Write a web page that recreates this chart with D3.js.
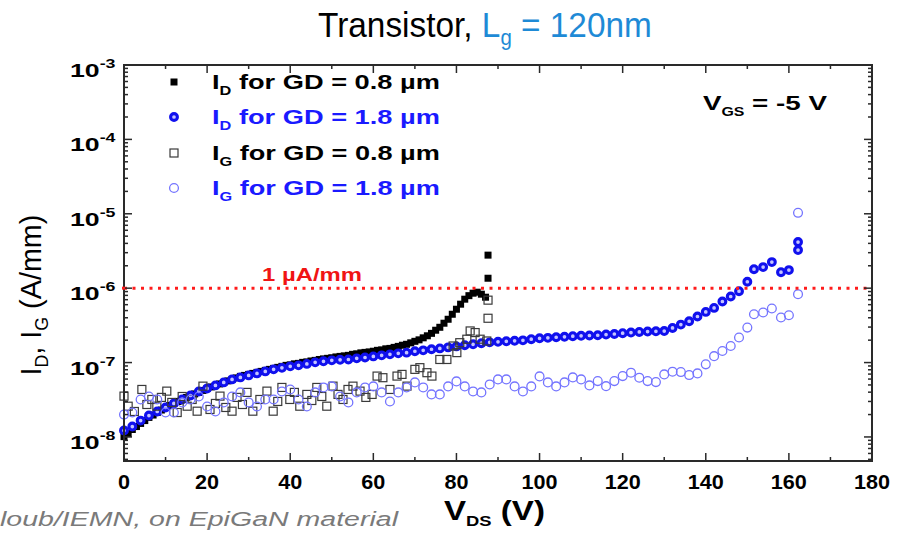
<!DOCTYPE html>
<html><head><meta charset="utf-8">
<script src="https://cdn.jsdelivr.net/npm/d3@7"></script>
<style>body{margin:0;background:#fff}svg{display:block}</style>
</head><body>
<svg id="c" width="902" height="533"></svg>
<script>
// ---------- data ----------
const xTicks = [0, 20, 40, 60, 80, 100, 120, 140, 160, 180];
const yTickExp = [-3, -4, -5, -6, -7, -8];
const limitValue = 1e-6;

// I_D, GD = 0.8 um (filled black squares)
const idGd08V = [0,1,2,3,4,5,6,7,8,9,10,11,12,13,14,15,16,17,18,19,20,21,22,23,24,25,26,27,28,29,30,31,32,33,34,35,36,37,38,39,40,41,42,43,44,45,46,47,48,49,50,51,52,53,54,55,56,57,58,59,60,61,62,63,64,65,66,67,68,69,70,71,72,73,74,75,76,77,78,79,80,81,82,83,84,85,86,87,87.6,87.6];
const idGd08 = [1.01e-8,1.11e-8,1.26e-8,1.38e-8,1.52e-8,1.66e-8,1.83e-8,1.97e-8,2.13e-8,2.30e-8,2.49e-8,2.65e-8,2.82e-8,3.00e-8,3.19e-8,3.40e-8,3.61e-8,3.79e-8,3.97e-8,4.22e-8,4.49e-8,4.70e-8,4.93e-8,5.16e-8,5.41e-8,5.67e-8,5.94e-8,6.22e-8,6.52e-8,6.72e-8,6.93e-8,7.15e-8,7.38e-8,7.61e-8,7.85e-8,8.10e-8,8.35e-8,8.62e-8,8.89e-8,9.17e-8,9.31e-8,9.61e-8,9.75e-8,1.006e-7,1.02e-7,1.05e-7,1.07e-7,1.10e-7,1.12e-7,1.14e-7,1.16e-7,1.19e-7,1.21e-7,1.23e-7,1.25e-7,1.29e-7,1.31e-7,1.35e-7,1.37e-7,1.39e-7,1.42e-7,1.46e-7,1.48e-7,1.53e-7,1.55e-7,1.60e-7,1.65e-7,1.71e-7,1.76e-7,1.84e-7,1.93e-7,2.02e-7,2.15e-7,2.29e-7,2.47e-7,2.72e-7,2.98e-7,3.38e-7,3.82e-7,4.46e-7,5.21e-7,6.09e-7,7.11e-7,7.93e-7,8.56e-7,8.83e-7,8.30e-7,7.56e-7,2.78e-6,1.36e-6];

// I_D, GD = 1.8 um (filled blue circles)
const idGd18V = [0,2,4,6,8,10,12,14,16,18,20,22,24,26,28,30,32,34,36,38,40,42,44,46,48,50,52,54,56,58,60,62,64,66,68,70,72,74,76,78,80,82,84,86,88,90,92,94,96,98,100,102,104,106,108,110,112,114,116,118,120,122,124,126,128,130,132,134,136,138,140,142,144,146,148,150,151.6,153.8,155.9,158.1,160,162.2,162.2];
const idGd18 = [1.22e-8,1.38e-8,1.66e-8,1.94e-8,2.20e-8,2.49e-8,2.82e-8,3.19e-8,3.61e-8,4.09e-8,4.49e-8,4.93e-8,5.41e-8,5.94e-8,6.32e-8,6.72e-8,7.15e-8,7.61e-8,8.10e-8,8.49e-8,8.89e-8,9.17e-8,9.60e-8,1.007e-7,1.04e-7,1.07e-7,1.09e-7,1.10e-7,1.14e-7,1.17e-7,1.21e-7,1.25e-7,1.29e-7,1.33e-7,1.36e-7,1.42e-7,1.46e-7,1.51e-7,1.55e-7,1.60e-7,1.65e-7,1.71e-7,1.76e-7,1.82e-7,1.87e-7,1.90e-7,1.93e-7,1.96e-7,1.99e-7,2.06e-7,2.12e-7,2.15e-7,2.19e-7,2.22e-7,2.26e-7,2.29e-7,2.31e-7,2.33e-7,2.38e-7,2.42e-7,2.48e-7,2.53e-7,2.58e-7,2.61e-7,2.63e-7,2.65e-7,2.92e-7,3.24e-7,3.59e-7,4.16e-7,4.80e-7,5.43e-7,6.62e-7,7.73e-7,9.11e-7,1.22e-6,1.80e-6,1.92e-6,2.24e-6,1.64e-6,1.75e-6,4.17e-6,3.25e-6];

// I_G, GD = 0.8 um (open black squares)
const igGd08V = [0,1,2.5,4.3,5.5,6.7,7.9,9,10.3,11.5,12.8,14,15.2,16.4,17.6,19,20.7,22,23.1,24.5,26,27.2,28.5,29.6,31,32.7,34.4,35.9,37,38,39.9,41,42.3,44,45.2,46.4,47.6,48.8,50.3,51.5,52.7,53.9,55.1,56.8,58.2,59.7,60.9,62.3,64,65.7,66.9,68.1,70,71.2,72.9,74.1,76,77.7,79.2,80.1,80.8,82.5,83.3,84.5,85.7,87.3,87.6,87.6];
const igGd08 = [3.54e-8,2.59e-8,2.20e-8,4.35e-8,2.73e-8,3.19e-8,2.59e-8,3.40e-8,4.13e-8,2.91e-8,2.13e-8,3.50e-8,2.59e-8,3.19e-8,2.22e-8,4.82e-8,2.34e-8,2.82e-8,3.54e-8,2.49e-8,2.22e-8,3.40e-8,2.73e-8,3.97e-8,2.22e-8,3.19e-8,4.13e-8,2.22e-8,3.00e-8,4.63e-8,3.19e-8,3.97e-8,2.59e-8,3.73e-8,3.09e-8,4.63e-8,3.50e-8,2.59e-8,4.82e-8,3.73e-8,3.19e-8,4.35e-8,4.82e-8,4.13e-8,3.40e-8,3.73e-8,6.58e-8,6.26e-8,4.35e-8,6.58e-8,6.93e-8,4.82e-8,8.10e-8,8.54e-8,7.31e-8,6.58e-8,1.10e-7,1.10e-7,1.67e-7,1.36e-7,1.85e-7,2.06e-7,2.66e-7,2.53e-7,2.06e-7,1.95e-7,6.9e-7,3.94e-7];

// I_G, GD = 1.8 um (open light-blue circles)
const igGd18V = [0,2,4,6,8,10,12,14,16,18,20,22,24,26,28,30,32,34,36,38,40,42,44,46,48,50,52,54,56,58,60,62,64,66,68,70,72,74,76,78,80,82,84,86,88,90,92,94,96,98,100,102,104,106,108,110,112,114,116,118,120,122,124,126,128,130,132,134,136,138,140,142,144,146,148,150,151.6,153.8,155.9,158.1,160,162.2,162.2];
const igGd18 = [2.0e-8,2.13e-8,3.19e-8,3.50e-8,3.19e-8,2.13e-8,2.13e-8,2.91e-8,3.19e-8,3.50e-8,2.57e-8,2.20e-8,2.91e-8,3.50e-8,3.97e-8,2.91e-8,2.57e-8,3.19e-8,3.19e-8,4.09e-8,4.35e-8,3.19e-8,2.57e-8,3.97e-8,4.63e-8,4.78e-8,3.50e-8,2.91e-8,3.97e-8,4.63e-8,4.78e-8,3.97e-8,3.00e-8,3.97e-8,4.63e-8,5.41e-8,4.63e-8,3.73e-8,3.73e-8,4.78e-8,5.58e-8,4.78e-8,4.09e-8,3.97e-8,5.08e-8,5.94e-8,5.94e-8,4.78e-8,4.09e-8,4.78e-8,6.52e-8,5.41e-8,4.78e-8,5.41e-8,6.32e-8,5.94e-8,4.93e-8,5.63e-8,4.82e-8,5.63e-8,6.58e-8,7.31e-8,6.26e-8,5.63e-8,5.46e-8,6.93e-8,7.54e-8,7.45e-8,6.79e-8,7.15e-8,9.46e-8,1.22e-7,1.43e-7,1.67e-7,2.17e-7,2.95e-7,4.46e-7,4.71e-7,5.33e-7,4.03e-7,4.33e-7,8.30e-7,1.03e-5];

const legendLabels = [
  {main: "I", sub: "D", rest: " for GD = 0.8 µm"},
  {main: "I", sub: "D", rest: " for GD = 1.8 µm"},
  {main: "I", sub: "G", rest: " for GD = 0.8 µm"},
  {main: "I", sub: "G", rest: " for GD = 1.8 µm"}
];

// ---------- layout ----------
const FONT = "'Liberation Sans', Arial, Helvetica, sans-serif";
const L = 124, R = 872, T = 65, B = 461;
const svg = d3.select("#c");
const x = d3.scaleLinear().domain([0, 180]).range([L, R]);
const y = d3.scaleLog().domain([4.75e-9, 1e-3]).range([B, T]);

// text helper: parts = [{t, size, dy, fill}], fit to width or fixed scale k
function txt(o) {
  const g = svg.append("g");
  const t = g.append("text").attr("font-family", FONT).attr("font-size", o.size)
    .attr("font-weight", o.weight || "normal").attr("fill", o.fill || "#000")
    .attr("font-style", o.italic ? "italic" : "normal");
  o.parts.forEach(p => {
    const s = t.append("tspan").text(p.t);
    if (p.size) s.attr("font-size", p.size);
    if (p.dy) s.attr("dy", p.dy);
    if (p.fill) s.attr("fill", p.fill);
  });
  const bb = t.node().getBBox();
  const k = o.w ? o.w / bb.width : (o.k || 1);
  const ky = o.ky || 1;
  const w = bb.width * k;
  if (o.rotate) {
    g.attr("transform", `translate(${o.x},${o.y}) rotate(-90) scale(${k},${ky}) translate(${-bb.x - bb.width / 2},0)`);
  } else {
    let left = o.x;
    if (o.anchor === "end") left = o.x - w;
    else if (o.anchor === "middle") left = o.x - w / 2;
    g.attr("transform", `translate(${left - bb.x * k},${o.y}) scale(${k},${ky})`);
  }
  return g;
}

// ---------- series ----------
const series = svg.append("g");
function sq(data, size, fill, stroke, sw) {
  series.append("g").selectAll("rect").data(data).join("rect")
    .attr("x", d => x(d[0]) - size / 2).attr("y", d => y(d[1]) - size / 2)
    .attr("width", size).attr("height", size)
    .attr("fill", fill).attr("stroke", stroke).attr("stroke-width", sw);
}
function ci(data, r, fill, stroke, sw) {
  series.append("g").selectAll("circle").data(data).join("circle")
    .attr("cx", d => x(d[0])).attr("cy", d => y(d[1])).attr("r", r)
    .attr("fill", fill).attr("stroke", stroke).attr("stroke-width", sw);
}
const zip = (a, b) => a.map((v, i) => [v, b[i]]);
sq(zip(idGd08V, idGd08), 7, "#000", "none", 0);
ci(zip(idGd18V, idGd18), 3.4, "#c4c4ff", "#1010ee", 3.1);
sq(zip(igGd08V, igGd08), 8, "none", "#3a3a3a", 1.2);
ci(zip(igGd18V, igGd18), 4.4, "none", "#7474ff", 1.3);

// 1 uA/mm limit line
svg.append("line").attr("x1", L).attr("x2", R).attr("y1", y(limitValue)).attr("y2", y(limitValue))
  .attr("stroke", "#ff1c1c").attr("stroke-width", 3).attr("stroke-dasharray", "3 5.5");

// ---------- frame & ticks ----------
const ax = svg.append("g").attr("stroke", "#2a2a2a").attr("fill", "none");
const xMinor = [10, 30, 50, 70, 90, 110, 130, 150, 170];
function tickX(vals, yy, len) {
  ax.append("g").selectAll("line").data(vals).join("line")
    .attr("x1", d => x(d)).attr("x2", d => x(d)).attr("y1", yy).attr("y2", yy + len).attr("stroke-width", 1.5);
}
tickX(xTicks, B, -8); tickX(xMinor, B, -4); tickX(xTicks, T, 8); tickX(xMinor, T, 4);
const yMajor = yTickExp.map(e => Math.pow(10, e));
const yMinor = [];
for (let e = -9; e < -3; e++) for (let m = 2; m <= 9; m++) { const v = m * Math.pow(10, e); if (v >= 4.75e-9 && v <= 1e-3) yMinor.push(v); }
function tickY(vals, xx, len) {
  ax.append("g").selectAll("line").data(vals).join("line")
    .attr("y1", d => y(d)).attr("y2", d => y(d)).attr("x1", xx).attr("x2", xx + len).attr("stroke-width", 1.5);
}
tickY(yMajor, L, 8); tickY(yMinor, L, 4); tickY(yMajor, R, -8); tickY(yMinor, R, -4);
ax.append("rect").attr("x", L).attr("y", T).attr("width", R - L).attr("height", B - T).attr("stroke-width", 2);

// red marker on axis
svg.append("rect").attr("x", L - 2).attr("y", y(limitValue) - 1.5).attr("width", 3).attr("height", 3).attr("fill", "#ff1c1c");

// ---------- tick labels ----------
xTicks.forEach(v => txt({x: x(v), y: 489, anchor: "middle", size: 20, weight: "bold", k: 1.08, parts: [{t: String(v)}]}));
yTickExp.forEach(e => txt({x: 116, y: y(Math.pow(10, e)) + 12, anchor: "end", size: 18, weight: "bold", w: 46,
  parts: [{t: "10"}, {t: String(e), size: 12, dy: -9}]}));

// ---------- axis titles ----------
txt({x: 41, y: 295, rotate: true, size: 26, w: 161, ky: 1.1,
  parts: [{t: "I"}, {t: "D", size: 16, dy: 6}, {t: ", I", dy: -6}, {t: "G", size: 16, dy: 6}, {t: " (A/mm)", dy: -6}]});
txt({x: 444, y: 520, size: 27, weight: "bold", w: 101,
  parts: [{t: "V"}, {t: "DS", size: 15, dy: 6}, {t: " (V)", dy: -6}]});

// ---------- title ----------
txt({x: 318, y: 37, size: 36, w: 334,
  parts: [{t: "Transistor, "}, {t: "L", fill: "#1e8ad6"}, {t: "g", size: 22, dy: 8, fill: "#1e8ad6"}, {t: " = 120nm", dy: -8, fill: "#1e8ad6"}]});

// ---------- legend ----------
const legRows = [82, 117, 153, 188];
const legColors = ["#000", "#1a1aff", "#000", "#1a1aff"];
sq([[x.invert(174), y.invert(legRows[0])]], 7, "#000", "none", 0);
ci([[x.invert(174), y.invert(legRows[1])]], 3.4, "#c4c4ff", "#1010ee", 3.1);
sq([[x.invert(174), y.invert(legRows[2])]], 8, "none", "#3a3a3a", 1.2);
ci([[x.invert(174), y.invert(legRows[3])]], 4.4, "none", "#7474ff", 1.3);
legendLabels.forEach((lb, i) => txt({x: 212, y: legRows[i] + 7, size: 20, weight: "bold", w: 228, fill: legColors[i],
  parts: [{t: lb.main}, {t: lb.sub, size: 12, dy: 6}, {t: lb.rest, dy: -6}]}));

// ---------- annotations ----------
txt({x: 703, y: 110, size: 21, weight: "bold", w: 124,
  parts: [{t: "V"}, {t: "GS", size: 12, dy: 6}, {t: " = -5 V", dy: -6}]});
txt({x: 262, y: 281, size: 19, weight: "bold", w: 100, fill: "#f01414", parts: [{t: "1 µA/mm"}]});

// footer credit
txt({x: 0, y: 526, size: 21, italic: true, w: 400, fill: "#7a7a7a", parts: [{t: "loub/IEMN, on EpiGaN material"}]});
</script>
</body></html>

+---+

Task goal: Return only the lines from the start of the data through the line that contains "const limitValue = 1e-6;", please, copying them exactly and omitting all pictures.

The completed task:
Write a web page that recreates this chart with D3.js.
<!DOCTYPE html>
<html><head><meta charset="utf-8">
<script src="https://cdn.jsdelivr.net/npm/d3@7"></script>
<style>body{margin:0;background:#fff}svg{display:block}</style>
</head><body>
<svg id="c" width="902" height="533"></svg>
<script>
// ---------- data ----------
const xTicks = [0, 20, 40, 60, 80, 100, 120, 140, 160, 180];
const yTickExp = [-3, -4, -5, -6, -7, -8];
const limitValue = 1e-6;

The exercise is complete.